Blogs are just one symptom of a world going global. When the world becomes flat, it shrinks. Today we can fly anywhere, cheaply and quickly. We can see the news around the clock. We can call customer service and speak to someone in Mumbai, Scotland or South Africa. Our computers are assembled using parts in up to 40 countries. Our supermarkets are filled with stuff shipped all the way from China, New Zealand and everywhere else.

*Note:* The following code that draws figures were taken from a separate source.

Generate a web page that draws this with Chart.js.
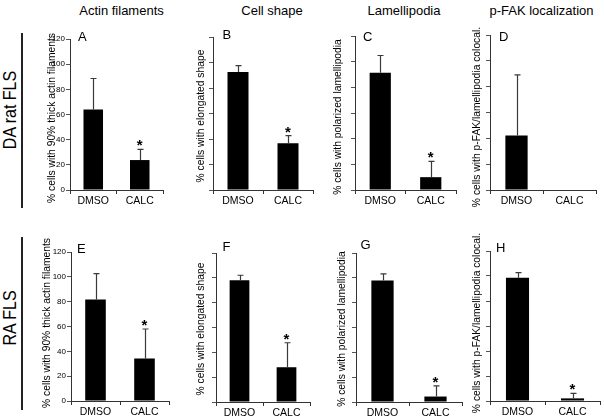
<!DOCTYPE html>
<html>
<head>
<meta charset="utf-8">
<script src="https://cdn.jsdelivr.net/npm/chart.js@4/dist/chart.umd.min.js"></script>
<style>
  html, body { margin: 0; padding: 0; background: #fff; }
  #fig { position: relative; width: 604px; height: 420px; overflow: hidden; background: #fff;
         font-family: "Liberation Sans", Arial, sans-serif; color: #000; }
  canvas { position: absolute; }
  .txt { position: absolute; white-space: nowrap; line-height: 1; }
  .rot { position: absolute; white-space: nowrap; line-height: 1;
         transform: translate(-50%, -50%) rotate(-90deg); }
  .rowlab { position: absolute; white-space: nowrap; line-height: 1;
         transform: translate(-50%, -50%) rotate(-90deg) scaleY(1.2); }
  .vline { position: absolute; background: #222; width: 1.5px; }
</style>
</head>
<body>
<div id="fig"></div>
<script>
// ---------------- data ----------------
const categories = ['DMSO', 'CALC'];
const columnTitles = ['Actin filaments', 'Cell shape', 'Lamellipodia', 'p-FAK localization'];
const rowLabels = ['DA rat FLS', 'RA FLS'];
const yAxisTitles = [
  '% cells with 90% thick actin filaments',
  '% cells with elongated shape',
  '% cells with polarized lamellipodia',
  '% cells with p-FAK/lamellipodia colocal.'
];
const panelLetters = ['A', 'B', 'C', 'D', 'E', 'F', 'G', 'H'];
const yMin = 0, yMax = 120, yStep = 20;

// DA rat FLS (top row)
const actinDA    = [64.0, 23.8];  const actinDAErr = [24.6, 8.5];
const shapeDA    = [92.6, 36.6];  const shapeDAErr = [5.0, 6.1];
const lamelDA    = [91.3, 10.0];  const lamelDAErr = [13.5, 12.3];
const pfakDA     = [42.1, 0];     const pfakDAErr  = [47.0, 0];
// RA FLS (bottom row)
const actinRA    = [81.7, 34.3];  const actinRAErr = [20.9, 23.7];
const shapeRA    = [98.1, 28.0];  const shapeRAErr = [4.0, 19.7];
const lamelRA    = [97.9, 4.4];   const lamelRAErr = [5.3, 8.6];
const pfakRA     = [98.7, 2.1];   const pfakRAErr  = [4.0, 4.0];
// significance marks (asterisk over CALC)
const sigDA = [[false, true], [false, true], [false, true], [false, false]];
const sigRA = [[false, true], [false, true], [false, true], [false, true]];

const panelValues = [actinDA, shapeDA, lamelDA, pfakDA, actinRA, shapeRA, lamelRA, pfakRA];
const panelErrors = [actinDAErr, shapeDAErr, lamelDAErr, pfakDAErr, actinRAErr, shapeRAErr, lamelRAErr, pfakRAErr];
const panelSig = sigDA.concat(sigRA);

// ---------------- layout (pixel geometry of each plot area) ----------------
const geom = [
  { x0: 70,  x1: 163, yt: 39,  y0: 190, title: [51.5, 118],  letter: [78, 29.5] },
  { x0: 213, x1: 313, yt: 37,  y0: 190, title: [201, 116], letter: [222.5, 27.5] },
  { x0: 355, x1: 456, yt: 36,  y0: 190, title: [337.5, 117], letter: [363, 29.5] },
  { x0: 490, x1: 596, yt: 35,  y0: 190, title: [477, 117], letter: [499, 29.5] },
  { x0: 71,  x1: 169, yt: 252, y0: 401, title: [46.5, 323],  letter: [77, 241.5] },
  { x0: 216, x1: 310, yt: 253, y0: 402, title: [201, 329], letter: [222.5, 239.5] },
  { x0: 356, x1: 462, yt: 253, y0: 402, title: [342, 329], letter: [360.5, 237.5] },
  { x0: 490, x1: 600, yt: 251, y0: 401, title: [477, 323], letter: [496, 240.5] }
];
const colTitlePos = [121.5, 272, 404, 541.5];
const FONT = '"Liberation Sans", Arial, sans-serif';

const fig = document.getElementById('fig');

function addText(cls, text, css) {
  const d = document.createElement('div');
  d.className = cls;
  d.textContent = text;
  Object.assign(d.style, css);
  fig.appendChild(d);
  return d;
}

// column titles
columnTitles.forEach((t, i) => {
  addText('txt', t, { left: colTitlePos[i] + 'px', top: '4px', fontSize: '13px', transform: 'translateX(-50%)' });
});
// row labels and their vertical rules
addText('rowlab', rowLabels[0], { left: '10px', top: '110px', fontSize: '16px' });
addText('rowlab', rowLabels[1], { left: '10px', top: '318px', fontSize: '16px' });
[[33, 208], [237, 410]].forEach(([a, b]) => {
  const l = document.createElement('div');
  l.className = 'vline';
  Object.assign(l.style, { left: '21px', top: a + 'px', height: (b - a) + 'px' });
  fig.appendChild(l);
});

// error bar + asterisk plugin
const errorBarPlugin = {
  id: 'errorBars',
  afterDatasetsDraw(chart, args, opts) {
    const ctx = chart.ctx;
    const y = chart.scales.y;
    const meta = chart.getDatasetMeta(0);
    const data = chart.data.datasets[0].data;
    ctx.save();
    meta.data.forEach((bar, i) => {
      const v = data[i], e = opts.errors[i];
      const top = y.getPixelForValue(v + e);
      if (e > 0) {
        const base = y.getPixelForValue(v);
        const x = Math.round(bar.x) + 0.5;
        ctx.strokeStyle = '#3a3a3a';
        ctx.lineWidth = 1.2;
        ctx.beginPath();
        ctx.moveTo(x, base);
        ctx.lineTo(x, top);
        ctx.moveTo(x - 3, top);
        ctx.lineTo(x + 3, top);
        ctx.stroke();
      }
      if (opts.sig[i]) {
        ctx.fillStyle = '#000';
        ctx.font = 'bold 15px ' + FONT;
        ctx.textAlign = 'center';
        ctx.textBaseline = 'alphabetic';
        ctx.fillText('*', bar.x, top + 1);
      }
    });
    ctx.restore();
  }
};

const L = 40, T = 8, R = 6, B = 26;
geom.forEach((g, i) => {
  const col = i % 4;
  const showLabels = col === 0;
  const cv = document.createElement('canvas');
  const w = g.x1 - g.x0 + L + R;
  const h = g.y0 - g.yt + T + B;
  cv.width = w; cv.height = h;
  Object.assign(cv.style, { left: (g.x0 - L) + 'px', top: (g.yt - T) + 'px', width: w + 'px', height: h + 'px' });
  fig.appendChild(cv);

  new Chart(cv.getContext('2d'), {
    type: 'bar',
    data: {
      labels: categories,
      datasets: [{
        data: panelValues[i],
        backgroundColor: '#000',
        borderWidth: 0,
        categoryPercentage: 1,
        barPercentage: 0.42
      }]
    },
    options: {
      responsive: false,
      animation: false,
      devicePixelRatio: 1,
      events: [],
      layout: { padding: { top: T, right: R, left: 0, bottom: 0 }, autoPadding: false },
      plugins: {
        legend: { display: false },
        tooltip: { enabled: false },
        errorBars: { errors: panelErrors[i], sig: panelSig[i] }
      },
      scales: {
        x: {
          grid: { display: true, drawOnChartArea: false, drawTicks: true, tickLength: 4, color: '#333', offset: true },
          border: { display: true, color: '#333', width: 1 },
          ticks: { color: '#000', font: { family: FONT, size: 10.5 }, padding: 1, maxRotation: 0, autoSkip: false },
          afterFit: s => { s.height = B; }
        },
        y: {
          min: yMin, max: yMax,
          grid: { display: true, drawOnChartArea: false, drawTicks: true, tickLength: 4, color: '#555' },
          border: { display: true, color: '#333', width: 1 },
          ticks: { stepSize: yStep, display: showLabels, color: '#000', font: { family: FONT, size: 8 }, padding: 1 },
          afterFit: s => { s.width = L; }
        }
      }
    },
    plugins: [errorBarPlugin]
  });

  // y-axis title and panel letter
  addText('rot', yAxisTitles[col], { left: g.title[0] + 'px', top: g.title[1] + 'px', fontSize: '10.3px' });
  addText('txt', panelLetters[i], { left: g.letter[0] + 'px', top: g.letter[1] + 'px', fontSize: '13px' });
});
</script>
</body>
</html>
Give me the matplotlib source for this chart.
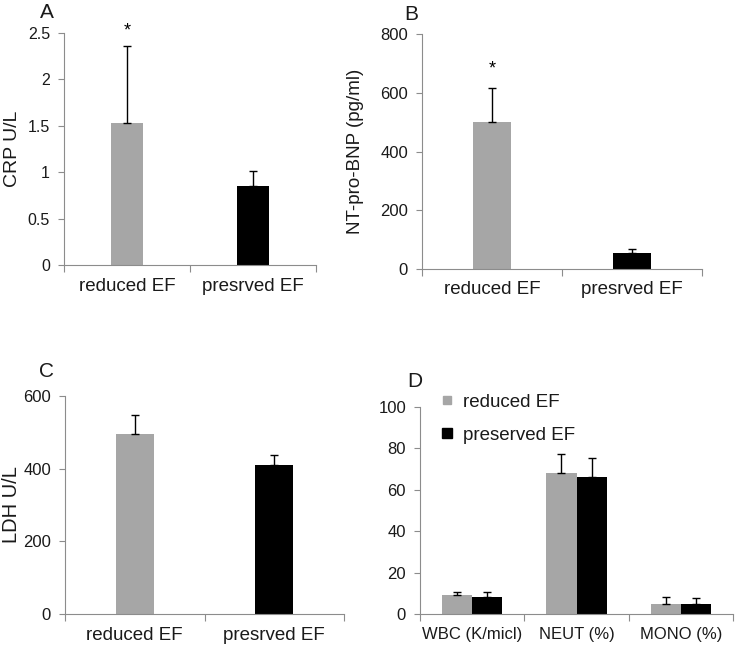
import numpy as np
import matplotlib
matplotlib.use("Agg")
import matplotlib.pyplot as plt
from matplotlib.lines import Line2D

plt.rcParams['font.family'] = ['Liberation Sans', 'DejaVu Sans']

groups = ["reduced EF", "presrved EF"]
crp = [1.53, 0.85]
crp_err = [0.83, 0.16]
bnp = [500, 55]
bnp_err = [115, 12]
ldh = [495, 410]
ldh_err = [53, 27]

cells = ["WBC (K/micl)", "NEUT (%)", "MONO (%)"]
cells_reduced = [9, 68, 5]
cells_reduced_err = [1.5, 9.5, 3]
cells_preserved = [8, 66, 5]
cells_preserved_err = [2.5, 9.5, 2.5]

GRAY = "#a6a6a6"
BLACK = "#000000"
SPINE = "#8c8c8c"
TXT = "#1a1a1a"

W, H = 737, 649
fig = plt.figure(figsize=(W / 100, H / 100), dpi=100)


def add_ax(l, r, t, b):
    # pixel box -> figure fraction
    return fig.add_axes([l / W, 1 - b / H, (r - l) / W, (b - t) / H])


def style(ax, ncat, labels, ylim, yticks, ytl, tsize=12, csize=13.5):
    for s in ["top", "right"]:
        ax.spines[s].set_visible(False)
    for s in ["left", "bottom"]:
        ax.spines[s].set_color(SPINE)
    ax.set_xlim(-0.5, ncat - 0.5)
    ax.set_ylim(*ylim)
    ax.set_yticks(yticks)
    ax.set_yticklabels(ytl, fontsize=tsize, color=TXT)
    ax.set_xticks(np.arange(ncat + 1) - 0.5)
    ax.set_xticklabels([])
    ax.set_xticks(np.arange(ncat), minor=True)
    ax.set_xticklabels(labels, minor=True, fontsize=csize, color=TXT)
    ax.tick_params(axis="x", which="minor", length=0, pad=9)
    ax.tick_params(axis="x", which="major", length=5, color=SPINE)
    ax.tick_params(axis="y", length=4, color=SPINE, pad=6)


def two_bars(ax, vals, errs, width):
    x = np.arange(2)
    ax.bar(x, vals, width=width, color=[GRAY, BLACK], zorder=2)
    ax.errorbar(x, vals, yerr=[[0, 0], errs], fmt="none", ecolor="black",
                elinewidth=1, capsize=3, capthick=1, zorder=3)


# A
axA = add_ax(64, 316, 33, 265)
two_bars(axA, crp, crp_err, 0.26)
style(axA, 2, groups, (0, 2.5), [0, 0.5, 1, 1.5, 2, 2.5],
      ["0", "0.5", "1", "1.5", "2", "2.5"], tsize=11.5)
axA.set_ylabel("CRP U/L", fontsize=14, color=TXT)
axA.yaxis.set_label_coords(-0.171, 0.5)
axA.text(0, 2.52, "*", ha="center", va="center", fontsize=13)

# B
axB = add_ax(422, 702, 34, 269)
two_bars(axB, bnp, bnp_err, 0.265)
style(axB, 2, groups, (0, 800), [0, 200, 400, 600, 800],
      ["0", "200", "400", "600", "800"])
axB.set_ylabel("NT-pro-BNP (pg/ml)", fontsize=13.5, color=TXT)
axB.yaxis.set_label_coords(-0.207, 0.5)
axB.text(0, 680, "*", ha="center", va="center", fontsize=13)

# C
axC = add_ax(65, 344, 396, 614)
two_bars(axC, ldh, ldh_err, 0.27)
style(axC, 2, groups, (0, 600), [0, 200, 400, 600],
      ["0", "200", "400", "600"])
axC.set_ylabel("LDH U/L", fontsize=14.5, color=TXT)
axC.yaxis.set_label_coords(-0.158, 0.5)

# D
axD = add_ax(420, 733, 407, 614)
x = np.arange(3)
bw = 0.29
axD.bar(x - bw / 2, cells_reduced, width=bw, color=GRAY, zorder=2)
axD.bar(x + bw / 2, cells_preserved, width=bw, color=BLACK, zorder=2)
axD.errorbar(x - bw / 2, cells_reduced,
             yerr=[[0] * 3, cells_reduced_err], fmt="none", ecolor="black",
             elinewidth=1, capsize=3, capthick=1, zorder=3)
axD.errorbar(x + bw / 2, cells_preserved,
             yerr=[[0] * 3, cells_preserved_err], fmt="none", ecolor="black",
             elinewidth=1, capsize=3, capthick=1, zorder=3)
style(axD, 3, cells, (0, 100), [0, 20, 40, 60, 80, 100],
      ["0", "20", "40", "60", "80", "100"], csize=12)
handles = [Line2D([], [], ls="none", marker="s", ms=6, color=GRAY, label="reduced EF"),
           Line2D([], [], ls="none", marker="s", ms=7, color=BLACK, label="preserved EF")]
fig.legend(handles=handles, loc="upper left", bbox_to_anchor=(430 / W, 1 - 384 / H),
           frameon=False, fontsize=13.5, handletextpad=0.45, labelspacing=0.85,
           handlelength=0.8, borderpad=0, labelcolor=TXT)

# panel letters
for lab, px, py in [("A", 47, 12), ("B", 411, 14), ("C", 46, 372), ("D", 415, 381)]:
    fig.text(px / W, 1 - py / H, lab, ha="center", va="center", fontsize=15, color=TXT)

fig.savefig("out.png", dpi=100)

Blogs are part of this process, of shrinkage. You can meet people without flying to Turkey, Hawaii, Poland and Pennsylvannia, and then decide whether you'd want to. A person somewhere can read what a person somewhere else, thousands of kilometers away, was thinking, what they do where they are and whether it's relatively fun/useful/profitable etc to do so. They can view pictures of that person at a party, even though they might never set foot either in that club, city, or country. In cavemen terms, this is a shocking revolution in human connectivity. And it's also not just a matter of stumbling onto someone elses cave: you can Google your way through the labyrinths out there, to very specific information, and increasingly, very specific people.

Blogs give a voice to you and me. Potentially, especially if we're experienced travelers, or a silent majority, or a lone voice of reason, crying out in the wilderness, our voices, once online, become hard to ignore. Google's algorithms* see to it that in Cyberspace there's also survival of what's-most-important. And in the world of www, it's simply what's-on-everyone's-mind at a particular point in time.

Blogs have the potential to create multiple tipping points (politically, socially, even in terms of popular held beliefs, religion etc). Expect ever greater change in the world, as one innovative voice after another is added to our Media Context. Each new domain, adding to the consciousness of our world, and connecting all the bits and pieces to create a whole more valuable than the sum of its parts. But this can only happen when bloggers learn to write.

Perhaps we'll see Bools (Schools for Bloggers) one day, or courses at university designed to get everyone up to speed. A Blog is no different from a business card that unwraps into a kaleidoscope of pictures and words.

When the world is blogged, the ability of one blog to attract attention over another may well define how people, writers or technicians, are recruited in a world that has become increasingly about one thing: connectivity. And what else is connectivity other than effective and consistent communication.